--- begin Data extract ---
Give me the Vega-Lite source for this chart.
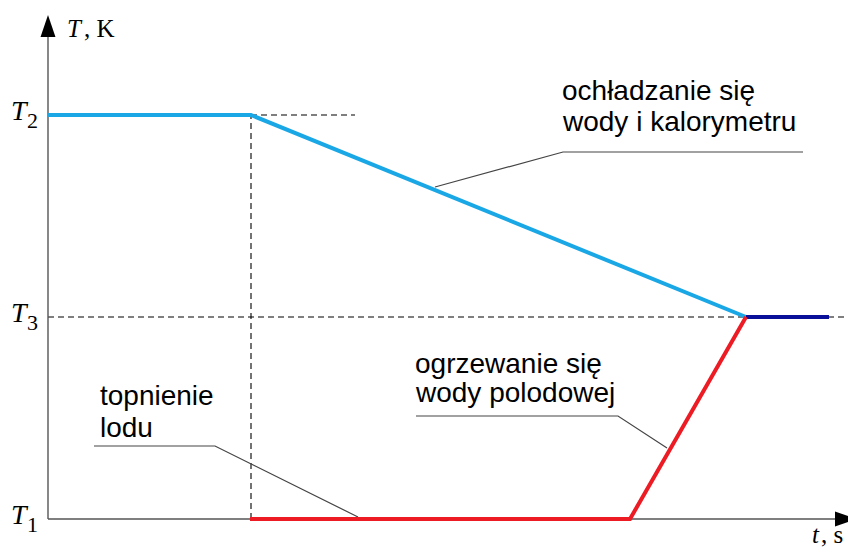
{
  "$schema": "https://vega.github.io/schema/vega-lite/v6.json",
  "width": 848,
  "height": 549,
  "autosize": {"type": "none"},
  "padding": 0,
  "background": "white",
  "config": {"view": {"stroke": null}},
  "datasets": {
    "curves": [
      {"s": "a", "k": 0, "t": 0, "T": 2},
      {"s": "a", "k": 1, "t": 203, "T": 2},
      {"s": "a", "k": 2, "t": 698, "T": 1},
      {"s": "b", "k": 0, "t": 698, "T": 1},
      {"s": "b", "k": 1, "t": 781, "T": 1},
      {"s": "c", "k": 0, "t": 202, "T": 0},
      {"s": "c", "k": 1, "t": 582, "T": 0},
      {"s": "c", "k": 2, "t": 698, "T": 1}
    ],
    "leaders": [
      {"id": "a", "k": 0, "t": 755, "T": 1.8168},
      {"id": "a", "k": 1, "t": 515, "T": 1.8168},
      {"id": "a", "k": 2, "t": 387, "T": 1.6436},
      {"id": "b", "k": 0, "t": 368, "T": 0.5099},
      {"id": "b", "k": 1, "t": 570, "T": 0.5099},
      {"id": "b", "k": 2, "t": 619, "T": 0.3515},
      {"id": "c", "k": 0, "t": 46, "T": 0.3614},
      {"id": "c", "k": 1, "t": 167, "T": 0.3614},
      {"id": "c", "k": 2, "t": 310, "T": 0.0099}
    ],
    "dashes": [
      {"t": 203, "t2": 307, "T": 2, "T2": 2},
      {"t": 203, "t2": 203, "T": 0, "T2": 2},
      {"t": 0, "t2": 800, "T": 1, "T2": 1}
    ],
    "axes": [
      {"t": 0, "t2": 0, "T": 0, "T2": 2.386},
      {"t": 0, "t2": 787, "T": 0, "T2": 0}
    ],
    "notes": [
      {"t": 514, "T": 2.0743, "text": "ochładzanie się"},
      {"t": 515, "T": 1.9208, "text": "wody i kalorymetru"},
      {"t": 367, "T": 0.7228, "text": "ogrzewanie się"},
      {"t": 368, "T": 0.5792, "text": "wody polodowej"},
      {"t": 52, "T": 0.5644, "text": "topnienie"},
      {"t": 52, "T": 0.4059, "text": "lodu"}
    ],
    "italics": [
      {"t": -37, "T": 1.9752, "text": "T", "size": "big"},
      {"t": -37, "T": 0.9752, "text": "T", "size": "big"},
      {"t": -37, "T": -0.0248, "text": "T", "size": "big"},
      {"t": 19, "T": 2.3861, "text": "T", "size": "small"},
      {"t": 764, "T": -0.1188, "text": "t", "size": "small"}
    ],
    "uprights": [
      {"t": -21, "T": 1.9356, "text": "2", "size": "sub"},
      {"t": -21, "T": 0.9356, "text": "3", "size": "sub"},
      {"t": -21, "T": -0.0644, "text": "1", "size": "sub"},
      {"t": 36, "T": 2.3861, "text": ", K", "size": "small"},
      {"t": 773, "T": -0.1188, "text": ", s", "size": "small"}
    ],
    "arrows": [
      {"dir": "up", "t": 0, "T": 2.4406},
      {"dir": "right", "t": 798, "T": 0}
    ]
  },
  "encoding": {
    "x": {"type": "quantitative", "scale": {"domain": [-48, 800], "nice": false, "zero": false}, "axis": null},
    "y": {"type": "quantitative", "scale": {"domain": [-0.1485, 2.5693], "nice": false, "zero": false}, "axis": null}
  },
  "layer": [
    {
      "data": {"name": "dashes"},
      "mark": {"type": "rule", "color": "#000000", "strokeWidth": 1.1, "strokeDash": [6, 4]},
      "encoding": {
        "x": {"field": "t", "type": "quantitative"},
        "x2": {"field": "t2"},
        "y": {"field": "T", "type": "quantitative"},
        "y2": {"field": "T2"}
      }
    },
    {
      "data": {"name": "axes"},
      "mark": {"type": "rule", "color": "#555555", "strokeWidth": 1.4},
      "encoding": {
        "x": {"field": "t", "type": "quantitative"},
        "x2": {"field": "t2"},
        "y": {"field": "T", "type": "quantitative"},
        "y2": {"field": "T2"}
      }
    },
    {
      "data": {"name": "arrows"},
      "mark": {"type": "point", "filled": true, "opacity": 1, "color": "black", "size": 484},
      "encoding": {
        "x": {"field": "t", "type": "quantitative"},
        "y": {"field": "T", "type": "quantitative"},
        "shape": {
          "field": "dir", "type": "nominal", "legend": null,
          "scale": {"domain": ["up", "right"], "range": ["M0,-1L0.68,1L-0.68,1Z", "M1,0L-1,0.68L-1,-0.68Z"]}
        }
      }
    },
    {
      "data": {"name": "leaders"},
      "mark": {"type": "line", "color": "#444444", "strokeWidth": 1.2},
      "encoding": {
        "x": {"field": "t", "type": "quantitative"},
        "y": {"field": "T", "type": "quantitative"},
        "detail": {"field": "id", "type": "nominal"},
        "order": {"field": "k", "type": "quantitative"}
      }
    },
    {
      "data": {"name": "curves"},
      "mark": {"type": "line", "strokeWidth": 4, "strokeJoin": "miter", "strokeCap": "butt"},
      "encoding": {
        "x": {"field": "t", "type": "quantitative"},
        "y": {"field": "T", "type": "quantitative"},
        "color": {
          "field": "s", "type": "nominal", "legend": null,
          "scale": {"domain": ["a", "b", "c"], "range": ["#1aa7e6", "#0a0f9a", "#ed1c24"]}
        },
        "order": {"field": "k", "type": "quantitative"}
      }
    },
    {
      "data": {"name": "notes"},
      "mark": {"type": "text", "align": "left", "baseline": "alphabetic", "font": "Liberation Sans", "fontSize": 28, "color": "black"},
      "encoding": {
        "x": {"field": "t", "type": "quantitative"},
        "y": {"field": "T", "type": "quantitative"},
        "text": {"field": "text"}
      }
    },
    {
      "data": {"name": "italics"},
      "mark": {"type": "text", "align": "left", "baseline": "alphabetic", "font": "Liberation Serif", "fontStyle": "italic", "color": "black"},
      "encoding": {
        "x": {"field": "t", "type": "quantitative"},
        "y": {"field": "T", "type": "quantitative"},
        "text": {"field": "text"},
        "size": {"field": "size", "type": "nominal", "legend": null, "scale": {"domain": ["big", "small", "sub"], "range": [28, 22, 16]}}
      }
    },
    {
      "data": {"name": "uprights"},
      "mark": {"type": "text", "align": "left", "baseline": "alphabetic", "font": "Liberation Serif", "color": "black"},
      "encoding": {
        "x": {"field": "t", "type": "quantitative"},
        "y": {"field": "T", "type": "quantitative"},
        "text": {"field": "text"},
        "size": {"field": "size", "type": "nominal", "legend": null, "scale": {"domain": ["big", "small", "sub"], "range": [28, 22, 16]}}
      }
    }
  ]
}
--- end Data extract ---
Work instructions:
Give the data again exactly as written, with all pictures left out.

Result below:
Give me the Vega-Lite source for this chart.
{
  "$schema": "https://vega.github.io/schema/vega-lite/v6.json",
  "width": 848,
  "height": 549,
  "autosize": {"type": "none"},
  "padding": 0,
  "background": "white",
  "config": {"view": {"stroke": null}},
  "datasets": {
    "curves": [
      {"s": "a", "k": 0, "t": 0, "T": 2},
      {"s": "a", "k": 1, "t": 203, "T": 2},
      {"s": "a", "k": 2, "t": 698, "T": 1},
      {"s": "b", "k": 0, "t": 698, "T": 1},
      {"s": "b", "k": 1, "t": 781, "T": 1},
      {"s": "c", "k": 0, "t": 202, "T": 0},
      {"s": "c", "k": 1, "t": 582, "T": 0},
      {"s": "c", "k": 2, "t": 698, "T": 1}
    ],
    "leaders": [
      {"id": "a", "k": 0, "t": 755, "T": 1.8168},
      {"id": "a", "k": 1, "t": 515, "T": 1.8168},
      {"id": "a", "k": 2, "t": 387, "T": 1.6436},
      {"id": "b", "k": 0, "t": 368, "T": 0.5099},
      {"id": "b", "k": 1, "t": 570, "T": 0.5099},
      {"id": "b", "k": 2, "t": 619, "T": 0.3515},
      {"id": "c", "k": 0, "t": 46, "T": 0.3614},
      {"id": "c", "k": 1, "t": 167, "T": 0.3614},
      {"id": "c", "k": 2, "t": 310, "T": 0.0099}
    ],
    "dashes": [
      {"t": 203, "t2": 307, "T": 2, "T2": 2},
      {"t": 203, "t2": 203, "T": 0, "T2": 2},
      {"t": 0, "t2": 800, "T": 1, "T2": 1}
    ],
    "axes": [
      {"t": 0, "t2": 0, "T": 0, "T2": 2.386},
      {"t": 0, "t2": 787, "T": 0, "T2": 0}
    ],
    "notes": [
      {"t": 514, "T": 2.0743, "text": "ochładzanie się"},
      {"t": 515, "T": 1.9208, "text": "wody i kalorymetru"},
      {"t": 367, "T": 0.7228, "text": "ogrzewanie się"},
      {"t": 368, "T": 0.5792, "text": "wody polodowej"},
      {"t": 52, "T": 0.5644, "text": "topnienie"},
      {"t": 52, "T": 0.4059, "text": "lodu"}
    ],
    "italics": [
      {"t": -37, "T": 1.9752, "text": "T", "size": "big"},
      {"t": -37, "T": 0.9752, "text": "T", "size": "big"},
      {"t": -37, "T": -0.0248, "text": "T", "size": "big"},
      {"t": 19, "T": 2.3861, "text": "T", "size": "small"},
      {"t": 764, "T": -0.1188, "text": "t", "size": "small"}
    ],
    "uprights": [
      {"t": -21, "T": 1.9356, "text": "2", "size": "sub"},
      {"t": -21, "T": 0.9356, "text": "3", "size": "sub"},
      {"t": -21, "T": -0.0644, "text": "1", "size": "sub"},
      {"t": 36, "T": 2.3861, "text": ", K", "size": "small"},
      {"t": 773, "T": -0.1188, "text": ", s", "size": "small"}
    ],
    "arrows": [
      {"dir": "up", "t": 0, "T": 2.4406},
      {"dir": "right", "t": 798, "T": 0}
    ]
  },
  "encoding": {
    "x": {"type": "quantitative", "scale": {"domain": [-48, 800], "nice": false, "zero": false}, "axis": null},
    "y": {"type": "quantitative", "scale": {"domain": [-0.1485, 2.5693], "nice": false, "zero": false}, "axis": null}
  },
  "layer": [
    {
      "data": {"name": "dashes"},
      "mark": {"type": "rule", "color": "#000000", "strokeWidth": 1.1, "strokeDash": [6, 4]},
      "encoding": {
        "x": {"field": "t", "type": "quantitative"},
        "x2": {"field": "t2"},
        "y": {"field": "T", "type": "quantitative"},
        "y2": {"field": "T2"}
      }
    },
    {
      "data": {"name": "axes"},
      "mark": {"type": "rule", "color": "#555555", "strokeWidth": 1.4},
      "encoding": {
        "x": {"field": "t", "type": "quantitative"},
        "x2": {"field": "t2"},
        "y": {"field": "T", "type": "quantitative"},
        "y2": {"field": "T2"}
      }
    },
    {
      "data": {"name": "arrows"},
      "mark": {"type": "point", "filled": true, "opacity": 1, "color": "black", "size": 484},
      "encoding": {
        "x": {"field": "t", "type": "quantitative"},
        "y": {"field": "T", "type": "quantitative"},
        "shape": {
          "field": "dir", "type": "nominal", "legend": null,
          "scale": {"domain": ["up", "right"], "range": ["M0,-1L0.68,1L-0.68,1Z", "M1,0L-1,0.68L-1,-0.68Z"]}
        }
      }
    },
    {
      "data": {"name": "leaders"},
      "mark": {"type": "line", "color": "#444444", "strokeWidth": 1.2},
      "encoding": {
        "x": {"field": "t", "type": "quantitative"},
        "y": {"field": "T", "type": "quantitative"},
        "detail": {"field": "id", "type": "nominal"},
        "order": {"field": "k", "type": "quantitative"}
      }
    },
    {
      "data": {"name": "curves"},
      "mark": {"type": "line", "strokeWidth": 4, "strokeJoin": "miter", "strokeCap": "butt"},
      "encoding": {
        "x": {"field": "t", "type": "quantitative"},
        "y": {"field": "T", "type": "quantitative"},
        "color": {
          "field": "s", "type": "nominal", "legend": null,
          "scale": {"domain": ["a", "b", "c"], "range": ["#1aa7e6", "#0a0f9a", "#ed1c24"]}
        },
        "order": {"field": "k", "type": "quantitative"}
      }
    },
    {
      "data": {"name": "notes"},
      "mark": {"type": "text", "align": "left", "baseline": "alphabetic", "font": "Liberation Sans", "fontSize": 28, "color": "black"},
      "encoding": {
        "x": {"field": "t", "type": "quantitative"},
        "y": {"field": "T", "type": "quantitative"},
        "text": {"field": "text"}
      }
    },
    {
      "data": {"name": "italics"},
      "mark": {"type": "text", "align": "left", "baseline": "alphabetic", "font": "Liberation Serif", "fontStyle": "italic", "color": "black"},
      "encoding": {
        "x": {"field": "t", "type": "quantitative"},
        "y": {"field": "T", "type": "quantitative"},
        "text": {"field": "text"},
        "size": {"field": "size", "type": "nominal", "legend": null, "scale": {"domain": ["big", "small", "sub"], "range": [28, 22, 16]}}
      }
    },
    {
      "data": {"name": "uprights"},
      "mark": {"type": "text", "align": "left", "baseline": "alphabetic", "font": "Liberation Serif", "color": "black"},
      "encoding": {
        "x": {"field": "t", "type": "quantitative"},
        "y": {"field": "T", "type": "quantitative"},
        "text": {"field": "text"},
        "size": {"field": "size", "type": "nominal", "legend": null, "scale": {"domain": ["big", "small", "sub"], "range": [28, 22, 16]}}
      }
    }
  ]
}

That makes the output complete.